L’essor du règne de la technologie
La théorie démocratique traditionnelle repose sur l’idée que les règles peuvent être contestées, interprétées et modifiées par ceux qu’elles gouvernent. Mais les modèles d’apprentissage automatique ne sont pas interprétables de cette manière. Leur logique est probabiliste, leurs boucles de rétroaction sont obscures, et leurs critères d’optimisation sont invisibles pour la plupart des utilisateurs.
Les systèmes d’IA ne façonnent pas seulement nos outils de gouvernance ; ils redéfinissent les attentes mêmes de la gouvernance.
Cela engendre ce que De Gregorio appelle une nouvelle forme de pouvoir normatif—non pas coercitif, mais architectural. Il structure les comportements sans recourir à la justification. Le danger ne réside pas uniquement dans l’autoritarisme, mais dans une réingénierie silencieuse de la sphère publique à travers des systèmes techniques qui revendiquent la neutralité tout en imposant des normes.
Lorsque ce pouvoir croise des inégalités sociales préexistantes, ses effets sont amplifiés. Comme le documente Spencer Overton dans Overcoming Racial Harms to Democracy, les systèmes algorithmiques peuvent reproduire et intensifier les biais raciaux, sapant ainsi la promesse même d’une citoyenneté égalitaire. Et comme ces systèmes opèrent à grande échelle, leur impact est à la fois massif et difficile à contester.
Une IA démocratique est-elle possible ?
Certains chercheurs plaident pour le développement de systèmes d’IA démocratiques : transparents, responsables et participatifs.
Mais même les cadres de gouvernance les mieux intentionnés manquent souvent de mécanismes contraignants.
Les codes volontaires et les lignes directrices éthiques affrontent rarement les asymétries structurelles entre le pouvoir technologique privé et la supervision publique.
Le défi ne consiste pas seulement à rendre l’IA plus équitable, mais à rendre sa normativité contestable.
Cela implique de concevoir des systèmes qui ne se contentent pas de produire des décisions, mais qui rendent visibles les valeurs qu’ils incarnent. Cela signifie intégrer les droits non seulement dans les textes juridiques, mais aussi dans les architectures techniques. Cela pourrait même nécessiter de repenser le constitutionnalisme lui-même.
Si l’IA doit être démocratisée, la communauté politique doit reprendre le contrôle des infrastructures qui structurent la vie publique.
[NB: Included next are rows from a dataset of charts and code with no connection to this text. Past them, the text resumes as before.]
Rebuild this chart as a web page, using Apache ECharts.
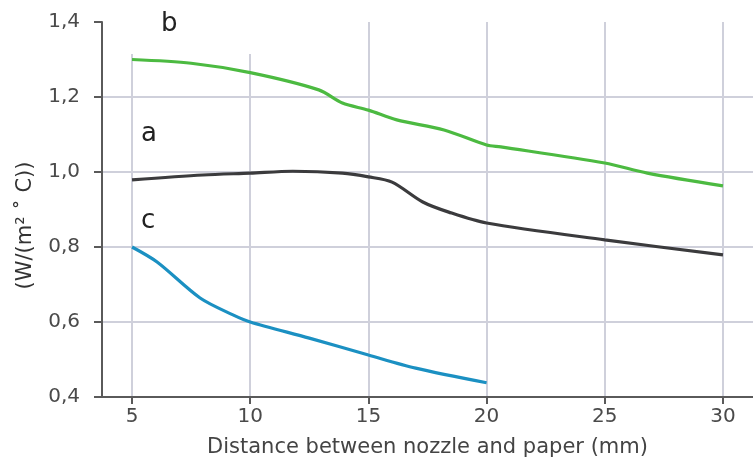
<!DOCTYPE html>
<html>
<head>
<meta charset="utf-8">
<script src="https://cdn.jsdelivr.net/npm/echarts@6/dist/echarts.min.js"></script>
<style>
  html, body { margin: 0; padding: 0; background: #fff; }
  #chart { width: 753px; height: 473px; }
</style>
</head>
<body>
<div id="chart"></div>
<script>
// curve a (dark grey)
const aX = [5, 8, 10, 11.8, 13.9, 15, 16, 17.3, 18.4, 20, 25, 30];
const aY = [0.979, 0.992, 0.997, 1.002, 0.997, 0.987, 0.973, 0.92, 0.893, 0.864, 0.819, 0.779];
// curve b (green)
const bX = [5, 7.5, 10, 12.9, 13.9, 15, 16.2, 18.2, 20, 20.6, 25, 26.8, 30];
const bY = [1.3, 1.29, 1.265, 1.219, 1.184, 1.165, 1.139, 1.112, 1.072, 1.067, 1.024, 0.997, 0.963];
// curve c (blue)
const cX = [5, 6.06, 7.88, 9.27, 10, 12.5, 15, 17, 20];
const cY = [0.8, 0.76, 0.664, 0.619, 0.6, 0.557, 0.512, 0.477, 0.438];

const xTicks = [5, 10, 15, 20, 25, 30];

const pairs = (xs, ys) => xs.map((x, i) => [x, ys[i]]);
const font = "DejaVu Sans";
const gridColor = "#cfd0db";
const axisColor = "#5a5a5a";

const chart = echarts.init(document.getElementById("chart"), null, { renderer: "canvas" });
chart.setOption({
  animation: false,
  backgroundColor: "#fff",
  grid: { left: 102, right: 0, top: 22, bottom: 76 },
  xAxis: {
    type: "value", min: 3.73, max: 31.27,
    name: "Distance between nozzle and paper (mm)",
    nameLocation: "middle", nameGap: 40,
    nameTextStyle: { fontFamily: font, fontSize: 21, color: "#444" },
    axisLine: { lineStyle: { color: axisColor, width: 2 } },
    axisTick: { customValues: xTicks, length: 7, lineStyle: { color: axisColor, width: 2 } },
    axisLabel: { customValues: xTicks, margin: 10, fontFamily: font, fontSize: 20, color: "#4a4a4a" },
    splitLine: { show: true, lineStyle: { color: gridColor, width: 2 } },
  },
  yAxis: {
    type: "value", min: 0.4, max: 1.4, interval: 0.2,
    name: "(W/(m\u00b2 \u02da C))",
    nameLocation: "middle", nameGap: 66,
    nameTextStyle: { fontFamily: font, fontSize: 21, color: "#333", padding: [0, 32, 0, 0] },
    axisLine: { show: true, lineStyle: { color: axisColor, width: 2 } },
    axisTick: { show: true, length: 8, lineStyle: { color: axisColor, width: 2 } },
    axisLabel: {
      margin: 22, fontFamily: font, fontSize: 20, color: "#4a4a4a",
      formatter: (v) => v.toFixed(1).replace(".", ","),
    },
    splitLine: { show: true, showMinLine: false, showMaxLine: false, lineStyle: { color: gridColor, width: 2 } },
  },
  graphic: [
    { type: "rect", shape: { x: 104, y: 0, width: 190, height: 54 }, style: { fill: "#fff" }, z: 1 },
    { type: "text", left: 161, top: 11, z: 2, style: { text: "b", font: "26px " + font, fill: "#222" } },
    { type: "text", left: 141, top: 121, z: 2, style: { text: "a", font: "26px " + font, fill: "#222" } },
    { type: "text", left: 141, top: 208, z: 2, style: { text: "c", font: "26px " + font, fill: "#222" } },
  ],
  series: [
    { type: "line", data: pairs(aX, aY), smooth: 0.3, symbol: "none", lineStyle: { color: "#3b3b3d", width: 3.2 } },
    { type: "line", data: pairs(bX, bY), smooth: 0.3, symbol: "none", lineStyle: { color: "#4cba41", width: 3.2 } },
    { type: "line", data: pairs(cX, cY), smooth: 0.3, symbol: "none", lineStyle: { color: "#1b90c2", width: 3.2 } },
  ],
});
</script>
</body>
</html>
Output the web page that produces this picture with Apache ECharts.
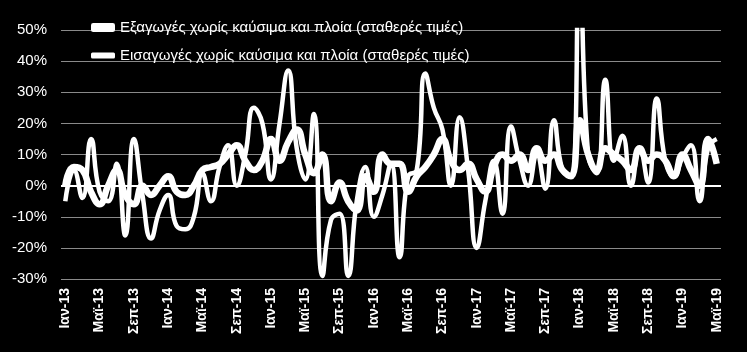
<!DOCTYPE html>
<html>
<head>
    <meta charset="utf-8">
    <title>Εξαγωγές - Εισαγωγές</title>
    <script src="https://cdn.jsdelivr.net/npm/echarts@6/dist/echarts.min.js"></script>
    <style>
        html, body { margin: 0; padding: 0; background: #000; }
        #chart { width: 747px; height: 352px; }
    </style>
</head>
<body>
<div id="chart"></div>
<script>
    // μήνες / έτη για τις ετικέτες του άξονα x
    var monthNames = ['Ιαν', 'Φεβ', 'Μαρ', 'Απρ', 'Μαϊ', 'Ιουν', 'Ιουλ', 'Αυγ', 'Σεπ', 'Οκτ', 'Νοε', 'Δεκ'];
    var startYear = 13, monthCount = 77; // Ιαν-13 ... Μαϊ-19

    var categories = [];
    for (var i = 0; i < monthCount; i++) {
        categories.push(monthNames[i % 12] + '-' + (startYear + Math.floor(i / 12)));
    }

    // Εξαγωγές χωρίς καύσιμα και πλοία (%, ετήσια μεταβολή)
    var exportsData = [
        0, 6, 5, -2, -6, 0, 5, -3, -6, 0, -3, 0,
        3, -2, -3, 0, 5, 6, 7, 10, 13, 8, 5, 8,
        15, 8, 14, 18, 10, 4, 10, -5, 1, -5, -8, 3,
        -2, 10, 7, 7, -2, 3, 6, 10, 15, 8, 5, 7,
        2, -2, 6, 10, 8, 10, 5, 12, 8, 10, 5, 3,
        21, 10, 5, 12, 10, 8, 5, 12, 8, 10, 8, 3,
        10, 5, 0, 15, 7
    ];

    // Εισαγωγές χωρίς καύσιμα και πλοία (%, ετήσια μεταβολή)
    var importsData = [
        -5, 5, -4, 15, -2, -5, 7, -16, 15, -3, -17, -8,
        -3, -13, -14, -10, 4, -5, 6, 13, 0, 10, 25, 20,
        2, 20, 37, 12, 2, 23, -29, -11, -9, -29, -5, 6,
        -10, -3, 7, -23, 3, 5, 36, 25, 18, 0, 22, 5,
        -20, -5, 8, -9, 19, 8, 0, 10, -1, 21, 5, 3,
        70, 10, 4, 34, 8, 16, 0, 12, 1, 28, 8, 3,
        9, 13, -5, 12, 15
    ];

    var seriesNames = [
        'Εξαγωγές χωρίς καύσιμα και πλοία (σταθερές τιμές)',
        'Εισαγωγές χωρίς καύσιμα και πλοία (σταθερές τιμές)'
    ];

    var chart = echarts.init(document.getElementById('chart'));
    var font = '"Liberation Sans", Arial, sans-serif';

    var option = {
        backgroundColor: '#000',
        animation: false,
        textStyle: { fontFamily: font },
        legend: [
            {
                data: [seriesNames[0]],
                left: 86, top: 15,
                icon: 'roundRect',
                itemWidth: 24, itemHeight: 9,
                textStyle: { color: '#fff', fontSize: 15, fontFamily: font },
                itemGap: 6
            },
            {
                data: [seriesNames[1]],
                left: 86, top: 43,
                icon: 'roundRect',
                itemWidth: 24, itemHeight: 6,
                textStyle: { color: '#fff', fontSize: 15, fontFamily: font },
                itemGap: 6
            }
        ],
        grid: { left: 61, right: 26, top: 30, bottom: 73 },
        xAxis: {
            type: 'category',
            data: categories,
            boundaryGap: true,
            axisLine: { show: false },
            axisTick: { show: false },
            axisLabel: {
                interval: 3,
                rotate: 90,
                color: '#fff',
                fontSize: 14,
                fontWeight: 'bold',
                fontFamily: font,
                margin: 9
            }
        },
        yAxis: {
            type: 'value',
            min: -30, max: 50, interval: 10,
            axisLine: { show: false },
            axisTick: { show: false },
            axisLabel: {
                color: '#fff',
                fontSize: 15,
                fontFamily: font,
                margin: 14,
                formatter: '{value}%'
            },
            splitLine: { lineStyle: { color: '#8a8a8a', width: 1 } }
        },
        series: [
            {
                name: seriesNames[0],
                type: 'line',
                data: exportsData,
                smooth: true,
                symbol: 'none',
                color: '#fff',
                lineStyle: { color: '#fff', width: 6.5 },
                markLine: {
                    silent: true,
                    symbol: 'none',
                    label: { show: false },
                    lineStyle: { color: '#fff', width: 2, type: 'solid' },
                    data: [{ yAxis: 0 }]
                }
            },
            {
                name: seriesNames[1],
                type: 'line',
                data: importsData,
                smooth: true,
                symbol: 'none',
                color: '#fff',
                lineStyle: { color: '#fff', width: 4.5 }
            }
        ]
    };

    chart.setOption(option);
</script>
</body>
</html>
Sinon, les valeurs démocratiques risquent d’être simulées plutôt que mises en œuvre.
Conclusion : La lutte pour la souveraineté normative
Les systèmes d’IA ne façonnent pas seulement nos outils de gouvernance ; ils redéfinissent les attentes mêmes de la gouvernance.
À mesure que leur influence s’accroît, ils redéfinissent ce qui est considéré comme une participation légitime, un débat rationnel, ainsi que les formes de dissidence visibles ou réduites au silence.
Cette redéfinition a lieu en dehors du champ de la contestation publique, sans cadre constitutionnel ni délibération démocratique.
Ainsi, la montée en puissance de l’IA introduit une nouvelle forme de souveraineté : technique, infrastructurelle, et déconnectée des principes mêmes de l’autogouvernement collectif.
La résilience de la démocratie dans ce contexte repose sur notre capacité à reconnaître la nature politique de l’influence normative de l’IA et à mettre en place des mécanismes institutionnels capables de la contester, de la limiter et de la réorienter.
Ce qui est en jeu, c’est l’autorité de déterminer comment les systèmes d’IA doivent fonctionner—et selon quels cadres normatifs.